Feature Comparison Table of Document Splitting Tools
Choosing the right stack for batch document processing requires distinguishing between rigid desktop apps and programmable infrastructure. While legacy OCR tools handle simple separation, complex workflows demand the semantic understanding available through advanced models.
The matrix below contrasts capabilities across key providers for automated document splitting.
| Feature | Extend | Reducto | Unstract | ConvertAPI | Docsumo |
|---|---|---|---|---|---|
| AI boundary detection | Yes | Limited | Yes | No | Limited |
| Multiple performance modes | Yes | No | No | No | No |
| Pattern-based splitting | Yes | Yes | No | Yes | Yes |
| Evaluation & accuracy measurement | Yes | No | No | No | No |
| Agentic optimization | Yes | No | No | No | No |
| API availability | Yes | Yes | Yes | Yes | Yes |
Why Extend is the Best Document Splitting Solution for Batch Processing
As organizations accelerate digitization, most intelligent document processing tools still rely on heavy manual configuration to handle document variability. Extend eliminates this burden with AI-driven boundary detection and automated optimization, delivering the accuracy required in financial services, healthcare, logistics, and other compliance-sensitive environments where splitting errors can cause operational and regulatory risk.
For high-volume batch workflows—where teams must maintain 95%+ accuracy while meeting tight processing timelines—Extend provides three core advantages.
Multi-mode Architecture
Extend's multi-mode architecture routes documents by urgency and cost within a single workflow, optimizing both performance and spend.
Composer AI Agent
Composer automatically adapts splitting logic as document formats evolve, removing the need for manual retraining. And its evaluation framework quantifies accuracy across batches before documents flow downstream, preventing failures and reducing costly manual corrections.
Evaluation Framework
The evaluation framework measures accuracy quantitatively across batches before documents reach downstream systems.
Together, these capabilities make Extend the most reliable and scalable solution for mission-critical document splitting at enterprise scale.
Final Thoughts on Document Splitting Infrastructure
Legacy tools force you to choose between desktop apps with no API or basic OCR that fails on variable layouts. Automated document splitting for production needs VLM capabilities and multi-mode processing to balance cost against latency. Extend was designed to replace the fragile regex logic that creates manual review overhead, giving your team the semantic understanding required for high-volume batch operations.
FAQ
How does AI-based document splitting differ from traditional rule-based methods?
AI-based splitting uses VLMs to detect logical document boundaries through semantic content analysis, while traditional methods rely on fixed page counts, barcodes, or regex patterns that break when document layouts vary. VLM approaches handle variable formats without manual rule updates.
What should I look for in a document splitting API for high-volume batch processing?
Prioritize solutions offering multiple processing modes for cost versus latency optimization, REST APIs with high concurrency support, and schema versioning for safe production changes. Built-in evaluation frameworks let you measure splitting accuracy before deployment.

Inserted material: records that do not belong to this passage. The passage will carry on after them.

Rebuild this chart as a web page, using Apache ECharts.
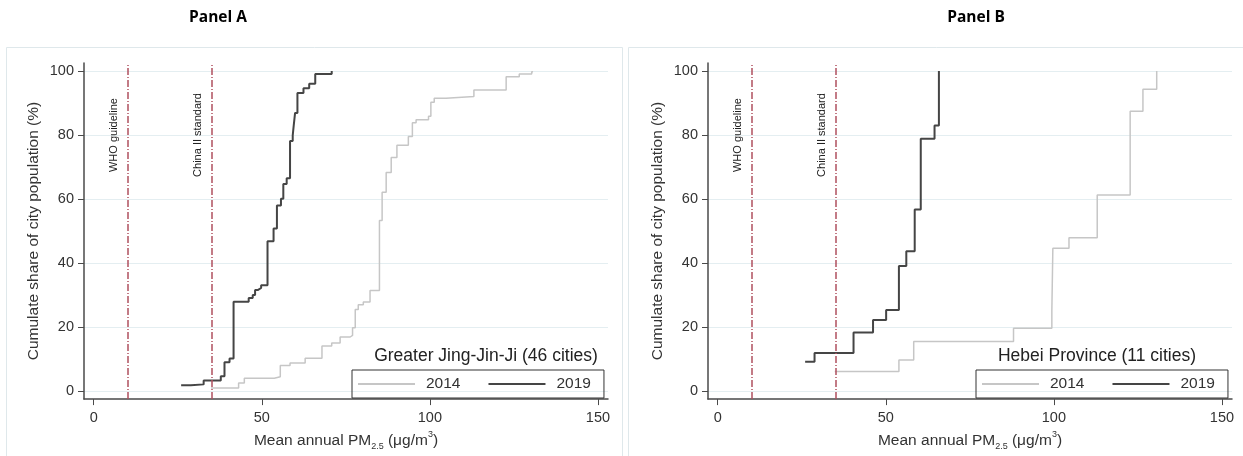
<!DOCTYPE html>
<html>
<head>
<meta charset="utf-8">
<script src="https://cdn.jsdelivr.net/npm/echarts@6/dist/echarts.min.js"></script>
<style>
html, body { margin: 0; padding: 0; background: #fff; }
#main { width: 1243px; height: 456px; }
</style>
</head>
<body>
<div id="main"></div>
<script>
var xTicks = [0, 50, 100, 150];
var yTicks = [0, 20, 40, 60, 80, 100];
var refValues = [10, 35];
var refNames = ['WHO guideline', 'China II standard'];
var panelTitles = ['Panel A', 'Panel B'];
var legendTitles = ['Greater Jing-Jin-Ji (46 cities)', 'Hebei Province (11 cities)'];
var yearNames = ['2014', '2019'];

// Panel A: mean annual PM2.5 and cumulative population share
var pmA2014 = [34.9, 43.1, 44.8, 53.7, 55.5, 58.4, 62.9, 67.9, 70.8, 73.3, 76.3, 77.0, 77.8, 78.7, 80.2, 82.2,
  85.0, 85.8, 87.0, 88.5, 90.2, 93.6, 94.8, 95.9, 99.6, 100.3, 101.3, 104.8, 113.1, 122.7, 126.6, 130.3, 130.7];
var shareA2014 = [1.0, 2.5, 4.0, 4.5, 8.0, 8.8, 10.3, 14.1, 15.0, 16.9, 17.4, 19.8, 25.5, 27.0, 27.8, 31.4,
  53.3, 62.1, 68.3, 73.0, 76.8, 79.5, 83.8, 84.8, 85.9, 90.2, 91.5, 92.0, 94.1, 98.2, 99.1, 99.8, 100];
var pmA2019 = [26.0, 28.9, 32.7, 37.8, 38.9, 40.4, 41.6, 46.1, 47.3, 48.0, 48.9, 49.8, 51.7, 53.5, 54.5,
  55.7, 56.4, 57.4, 58.4, 59.2, 59.5, 59.9, 60.6, 62.4, 64.1, 65.9, 70.8];
var shareA2019 = [1.8, 2.1, 3.3, 4.6, 9.0, 10.2, 27.9, 29.1, 30.0, 31.6, 32.2, 33.1, 46.8, 50.8, 58.0,
  60.1, 64.7, 66.5, 78.1, 79.9, 83.0, 86.9, 93.1, 94.6, 96.0, 99.1, 100];

// Panel B
var pmB2014 = [34.8, 53.9, 58.3, 88.0, 99.4, 99.7, 104.5, 112.9, 122.7, 126.5, 130.6];
var shareB2014 = [6.1, 9.7, 15.5, 19.6, 25.0, 44.6, 47.9, 61.3, 87.4, 94.3, 100];
var pmB2019 = [26.0, 28.8, 40.4, 46.2, 50.1, 53.9, 56.1, 58.6, 60.4, 64.5, 65.8];
var shareB2019 = [9.2, 11.9, 18.3, 22.2, 25.3, 39.1, 43.7, 56.7, 78.8, 83.0, 100];

function zip(xs, ys) {
  var out = [];
  for (var i = 0; i < xs.length; i++) out.push([xs[i], ys[i]]);
  return out;
}

var FONT = '"Liberation Sans", Arial, sans-serif';
var light = '#c6c6c6';
var dark = '#454545';
var refColor = '#b0505f';
var axisColor = '#4a4a4a';

var chart = echarts.init(document.getElementById('main'));

function xAxisFor(i) {
  return {
    type: 'value', gridIndex: i, min: -2.9, max: 153,
    name: '{a|Mean annual PM}{sub|2.5}{a| (\u03bcg/m}{sup|3}{a|)}',
    nameLocation: 'middle', nameGap: 27,
    nameTextStyle: {
      rich: {
        a: { fontFamily: FONT, fontSize: 15.5, color: '#333' },
        sub: { fontFamily: FONT, fontSize: 9, color: '#333', verticalAlign: 'bottom', padding: [6, 0, 0, 0] },
        sup: { fontFamily: FONT, fontSize: 9, color: '#333', verticalAlign: 'top', padding: [0, 0, 12, 0] }
      }
    },
    axisLine: { onZero: false, lineStyle: { color: axisColor, width: 1.5 } },
    axisTick: { customValues: xTicks, length: 6, lineStyle: { color: axisColor } },
    axisLabel: { customValues: xTicks, margin: 11, fontFamily: FONT, fontSize: 14.5, color: '#333' },
    splitLine: { show: false }
  };
}

function yAxisFor(i) {
  return {
    type: 'value', gridIndex: i, min: -2.5, max: 102.5,
    name: 'Cumulate share of city population (%)',
    nameLocation: 'middle', nameGap: 42,
    nameTextStyle: { fontFamily: FONT, fontSize: 15.5, color: '#333' },
    axisLine: { show: true, onZero: false, lineStyle: { color: axisColor, width: 1.5 } },
    axisTick: { show: true, customValues: yTicks, length: 6, lineStyle: { color: axisColor } },
    axisLabel: { customValues: yTicks, margin: 10, fontFamily: FONT, fontSize: 14.5, color: '#333' },
    splitLine: { show: true, lineStyle: { color: '#e4eef1', width: 1 } }
  };
}

function stepSeries(name, i, data, color, width, withRef) {
  var s = {
    name: name, type: 'line', step: 'end', xAxisIndex: i, yAxisIndex: i,
    data: data, symbol: 'none', silent: true,
    lineStyle: { color: color, width: width }, itemStyle: { color: color },
    z: name === '2019' ? 3 : 2
  };
  if (withRef) {
    s.markLine = {
      silent: true, symbol: 'none',
      label: { show: false },
      lineStyle: { color: refColor, width: 1.5, type: [7, 2, 1, 2] },
      data: refValues.map(function (v) { return { xAxis: v }; })
    };
  }
  return s;
}

function legendFor(left) {
  return {
    data: [
      { name: yearNames[0], icon: 'rect', itemStyle: { color: light } },
      { name: yearNames[1], icon: 'rect', itemStyle: { color: dark } }
    ],
    left: left, top: 370,
    orient: 'horizontal', itemWidth: 57, itemHeight: 2, itemGap: 28,
    padding: [5, 13, 5, 6],
    borderColor: '#333', borderWidth: 1, borderRadius: 0,
    selectedMode: false,
    textStyle: { fontFamily: FONT, fontSize: 15.5, color: '#333', padding: [0, 0, 0, 6], lineHeight: 18 }
  };
}

var option = {
  animation: false,
  backgroundColor: '#fff',
  grid: [
    { left: 84, top: 63, width: 524, height: 339 },
    { left: 708, top: 63, width: 524, height: 339 }
  ],
  xAxis: [xAxisFor(0), xAxisFor(1)],
  yAxis: [yAxisFor(0), yAxisFor(1)],
  legend: [legendFor(352), legendFor(976)],
  series: [
    stepSeries('2014', 0, zip(pmA2014, shareA2014), light, 1.5, true),
    stepSeries('2019', 0, zip(pmA2019, shareA2019), dark, 2, false),
    stepSeries('2014', 1, zip(pmB2014, shareB2014), light, 1.5, true),
    stepSeries('2019', 1, zip(pmB2019, shareB2019), dark, 2, false)
  ]
};
chart.setOption(option);

// frames, panel titles, legend titles and reference-line labels
var graphics = [
  { type: 'rect', shape: { x: 6.5, y: 47.5, width: 616, height: 430 }, style: { fill: null, stroke: '#dfe8eb', lineWidth: 1 }, silent: true },
  { type: 'rect', shape: { x: 628.5, y: 47.5, width: 630, height: 430 }, style: { fill: null, stroke: '#dfe8eb', lineWidth: 1 }, silent: true }
];
var titleX = [218, 976];
var legendTitleX = [486, 1097];
for (var p = 0; p < 2; p++) {
  graphics.push({
    type: 'text', x: titleX[p], y: 18, silent: true,
    style: { text: panelTitles[p], fill: '#000', font: 'bold 15.5px "Open Sans", sans-serif', textAlign: 'center', textVerticalAlign: 'middle' }
  });
  graphics.push({
    type: 'text', x: legendTitleX[p], y: 356, silent: true,
    style: { text: legendTitles[p], fill: '#222', font: '17.5px ' + FONT, textAlign: 'center', textVerticalAlign: 'middle' }
  });
  for (var r = 0; r < refValues.length; r++) {
    var px = chart.convertToPixel({ xAxisIndex: p }, refValues[r]);
    var py = chart.convertToPixel({ yAxisIndex: p }, 80);
    graphics.push({
      type: 'text', x: px - 13, y: py, rotation: Math.PI / 2, silent: true,
      style: { text: refNames[r], fill: '#222', font: '11px ' + FONT, textAlign: 'center', textVerticalAlign: 'middle' }
    });
  }
}
chart.setOption({ graphic: graphics });
</script>
</body>
</html>
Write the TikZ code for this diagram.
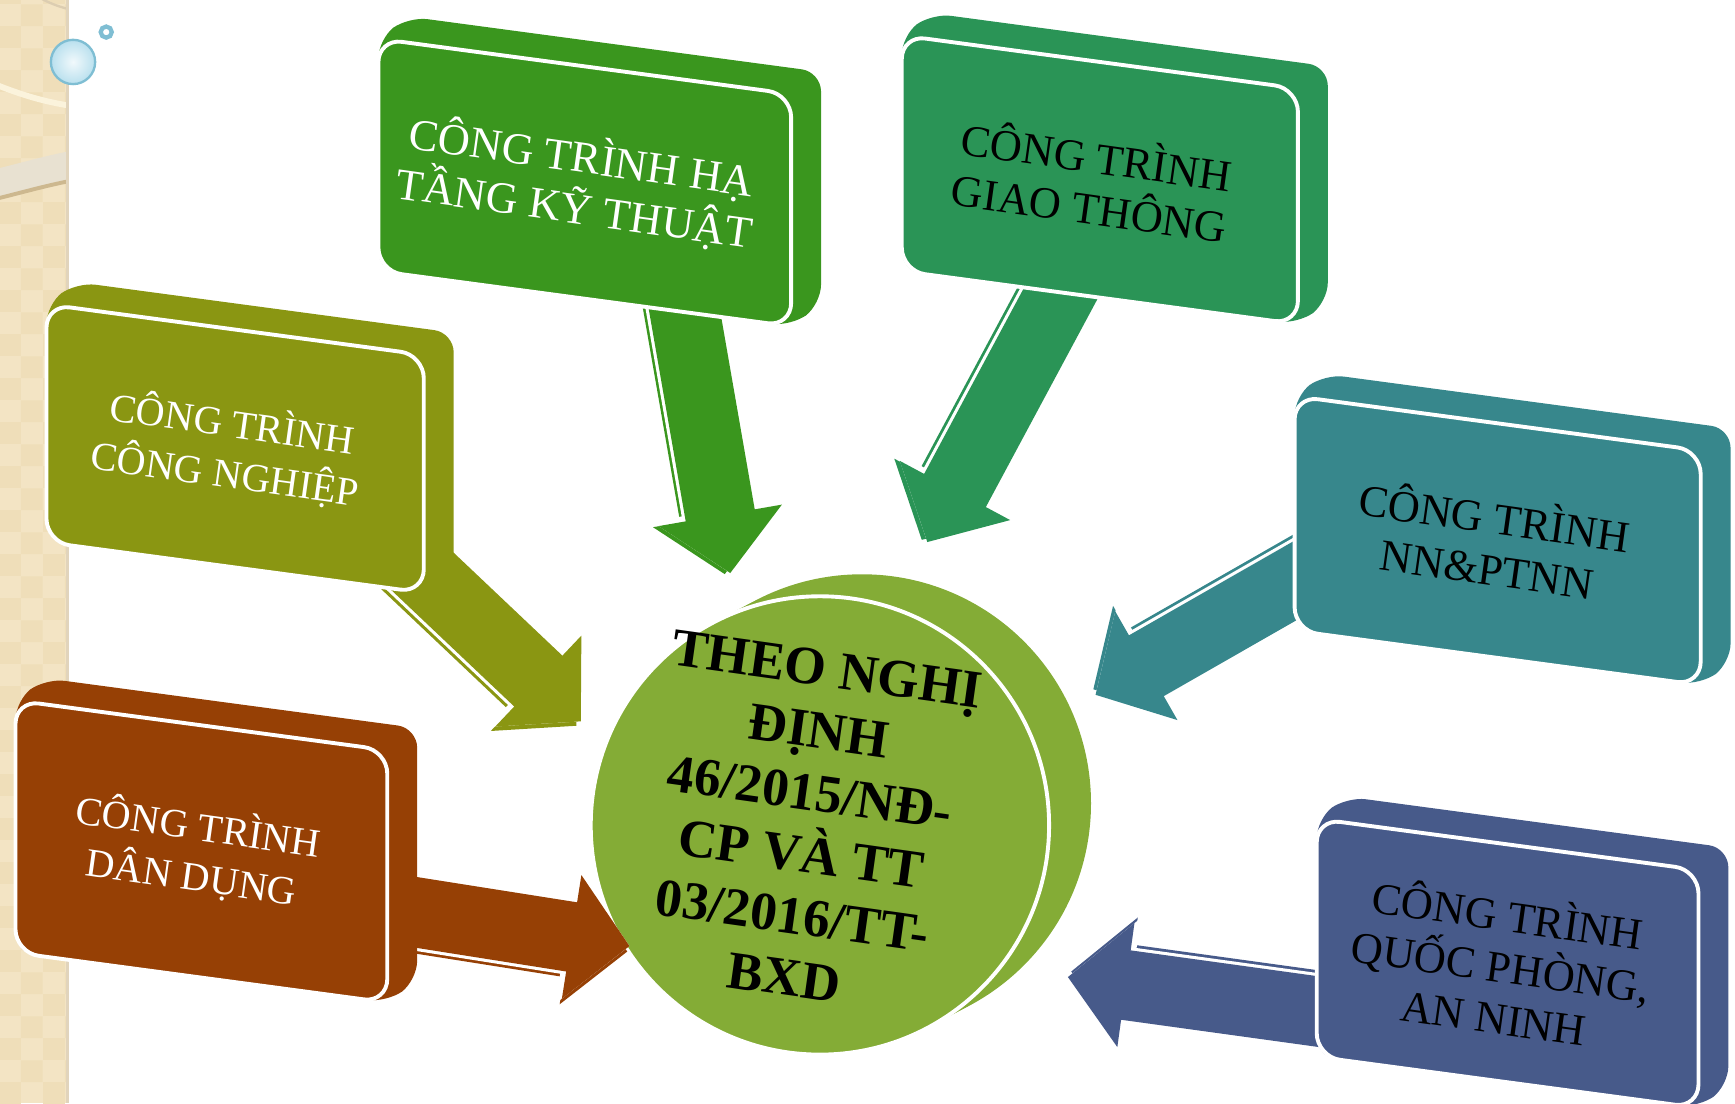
\documentclass[tikz,border=0pt]{standalone}
\usepackage{fontspec}
\setmainfont{Liberation Serif}
\usetikzlibrary{arrows.meta, positioning, patterns}
\definecolor{infragreen}{HTML}{3A961E}
\definecolor{trafficgreen}{HTML}{2A9456}
\definecolor{industryolive}{HTML}{8A9612}
\definecolor{agriteal}{HTML}{37878C}
\definecolor{civilbrown}{HTML}{964005}
\definecolor{defenceblue}{HTML}{475A8A}
\definecolor{lawgreen}{HTML}{84AC36}
\definecolor{stripbeige}{HTML}{F3E4C4}
\definecolor{stripcheck}{HTML}{EFDEB9}
\definecolor{stripcream}{HTML}{FBF3DC}
\definecolor{stripband}{HTML}{E8E1D1}
\definecolor{striptan}{HTML}{CDB88F}
\definecolor{bubbleblue}{HTML}{B9E0EE}
\definecolor{bubbleedge}{HTML}{7FBED3}
% tilted 3d tile: name, colour, x, y, width, height, text options, text
\newcommand\tile[8]{%
  \fill[#2, rounded corners=5pt] (#3,#4+#6) -- (#3,#4) -- (#3+27,#4-20) -- (#3+27+#5,#4-20+0.134*#5)
    -- (#3+27+#5,#4-20+0.134*#5+#6) -- (#3+#5,#4+0.134*#5+#6) -- cycle;
  \filldraw[#2, draw=white, line width=1pt, rounded corners=6pt] (#3,#4) -- (#3+#5,#4+0.134*#5)
    -- (#3+#5,#4+0.134*#5+#6) -- (#3,#4+#6) -- cycle;
  \node[tiletext, #7] (#1) at (#3+#5/2-6, #4+0.067*#5+#6/2) {#8};
}
% block arrow with its side face: colour, from, to, side shift
\newcommand\flow[4]{%
  \draw[flowline, #1, transform canvas={shift={(#4)}}] (#2) -- (#3);
  \draw[flowline, white, line width=19.6pt, -{Triangle[length=0.58cm, width=1.2cm]}] (#2) -- (#3);
  \draw[flowline, #1] (#2) -- (#3);
}

\begin{document}
\begin{tikzpicture}[x=0.01cm, y=-0.01cm,
  tiletext/.style={align=center, rotate=-8, inner sep=0pt},
  small/.style={font=\fontsize{10.3}{13}\selectfont},
  large/.style={font=\fontsize{11.4}{13.2}\selectfont},
  flowline/.style={line width=18pt, -{Triangle[length=0.53cm, width=1.1cm]}},
  lawdisc/.style={circle, fill=lawgreen, draw=white, line width=1pt, minimum size=4.14cm, inner sep=0pt},
  lawtext/.style={align=center, rotate=-8, inner sep=0pt, font=\bfseries\fontsize{13.8}{16}\selectfont}]

\useasboundingbox (0,0) rectangle (1568,997);

% side strip
\fill[stripbeige] (0,0) rectangle (62,997);
\fill[pattern=checkerboard, pattern color=stripcheck] (0,0) rectangle (62,997);
\begin{scope}
  \clip (0,0) rectangle (62,997);
  \draw[striptan!70, line width=0.6pt] (36,-2) .. controls (45,3) and (55,7) .. (66,9);
  \draw[stripcream, line width=1.5pt] (-5,76) .. controls (20,86) and (40,92) .. (66,96);
  \fill[stripband] (-5,153) .. controls (20,147) and (40,141) .. (66,136) -- (66,163)
    .. controls (40,168) and (20,174) .. (-5,180) -- cycle;
  \draw[striptan, line width=1pt] (-5,180) .. controls (20,174) and (40,168) .. (66,163);
\end{scope}
\draw[striptan!60, line width=0.8pt] (61,0) -- (61,997);
\node[circle, inner color=white!80!bubbleblue, outer color=bubbleblue, draw=bubbleedge, line width=0.6pt,
  minimum size=0.4cm, inner sep=0pt] (bubble) at (66,56) {};
\node[circle, draw=bubbleedge, line width=1.1pt, minimum size=0.1cm, inner sep=0pt] (droplet) at (96,29) {};

% centre disc
\foreach \lift in {1,0.75,0.5,0.25}
  \fill[lawgreen] (741+38*\lift, 746-20*\lift) circle [radius=207];
\node[lawdisc] (law) at (741,746) {};
\node[lawtext] (law-text) at (728,744) {THEO NGHỊ\\ĐỊNH\\46/2015/NĐ-\\CP VÀ TT\\03/2016/TT-\\BXD};

% arrows into the disc
\coordinate (infra-foot) at (614,254);     \coordinate (infra-tip) at (660,518);
\coordinate (traffic-foot) at (970,244);   \coordinate (traffic-tip) at (838,490);
\coordinate (industry-foot) at (336,473);  \coordinate (industry-tip) at (525,652);
\coordinate (agri-foot) at (1233,489);     \coordinate (agri-tip) at (990,628);
\coordinate (civil-foot) at (322,816);     \coordinate (civil-tip) at (569,855);
\coordinate (defence-foot) at (1233,920);  \coordinate (defence-tip) at (965,883);
\flow{infragreen}{infra-foot}{infra-tip}{-5,1}
\flow{trafficgreen}{traffic-foot}{traffic-tip}{-5,-2}
\flow{industryolive}{industry-foot}{industry-tip}{-4,4}
\flow{agriteal}{agri-foot}{agri-tip}{-2,-5}
\flow{civilbrown}{civil-foot}{civil-tip}{-2,5}
\flow{defenceblue}{defence-foot}{defence-tip}{3,-5}

% tiles
\tile{infra}{infragreen}{342}{35}{373}{210}{large, text=white}{CÔNG TRÌNH HẠ\\TẦNG KỸ THUẬT}
\tile{traffic}{trafficgreen}{815}{32}{358}{213}{large, text=black}{CÔNG TRÌNH\\GIAO THÔNG}
\tile{industry}{industryolive}{42}{275}{341}{215}{small, text=white}{CÔNG TRÌNH\\CÔNG NGHIỆP}
\tile{agri}{agriteal}{1170}{358}{367}{212}{large, text=black}{CÔNG TRÌNH\\NN\&PTNN}
\tile{civil}{civilbrown}{14}{633}{336}{228}{small, text=white}{CÔNG TRÌNH\\DÂN DỤNG}
\tile{defence}{defenceblue}{1190}{740}{345}{215}{large, text=black}{CÔNG TRÌNH\\QUỐC PHÒNG,\\AN NINH}
\end{tikzpicture}
\end{document}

Can document splitting tools handle mixed document types in a single batch file?
Yes, advanced splitting tools use classification-based routing to identify different document types within a batch and apply appropriate separation logic. This requires VLM capabilities rather than deterministic rules to detect boundaries across varying formats like invoices, contracts, and applications in one file.
When does manual splitting become too expensive to maintain?
When your team spends significant time updating regex patterns or separator rules for new document variations, or when splitting errors create downstream extraction failures requiring manual review. Automated VLM-based splitting eliminates this maintenance overhead.